LIVING WATERS
For the proclamation of the Gospel and the edification of the Body of Christ
Beautiful for God
Much has been said and written about Moses, God's faithful servant; however, there is one trait, perhaps secondary, that catches our attention.
Scripture says that when Moses was born, he was hidden by his parents (from the wrath of Pharaoh) for three months, "because they saw him a fair child, and feared not the king's decree". The parents were enraptured by the child's puerile beauty, and devised a strategy to save him from death. Then, elsewhere, Scripture says that Moses: "was pleasing to God" (Or, rather, "beautiful to God").

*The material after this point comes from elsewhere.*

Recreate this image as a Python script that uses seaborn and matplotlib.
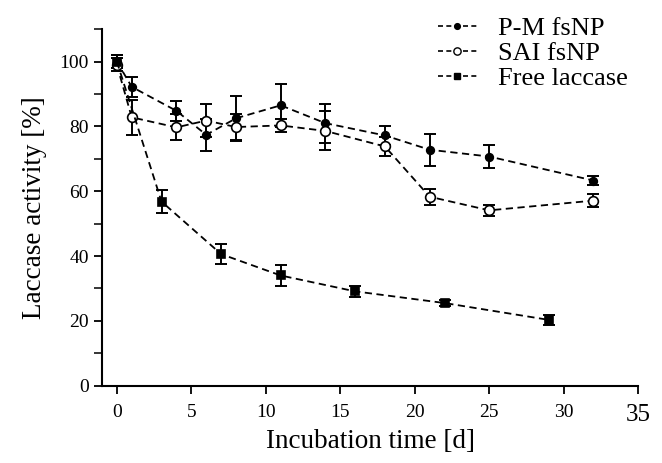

That parents find their child beautiful, and seek to save him, is normal, but that testimony is given that the child was beautiful to God, is a remarkable fact.
Such a thing has no parallel, except of David, of whom it is said that, being already a boy, "he was ruddy, and fair of eye, and of good looks". Yet from this same passage we know that the Lord "seeth not what man beholdeth: for man beholdeth what is before his eyes; but the Lord looketh on the heart". So it was not physical beauty that God appreciated, but the beauty of a character, which God's foreknowledge saw already "made conformable to the image of his Son".
Is it not the beauty of the heart that is of great esteem before God? Was not David a man "after God's own heart"? Was not Moses himself "faithful in all the house of God as a servant"?
If it were a question of physical beauty, then the Lord Jesus would have been not only beautiful, but perfect, and without equal in physical beauty, but the Scripture, in advance, bore witness through Isaiah: "There is no beauty in him, nor comeliness; we shall see him, but without beauty that we should desire him".
True beauty is an inner beauty that appears in a face (no matter if it is graceful or not), and that leaves in it the imprint of its heavenly origin.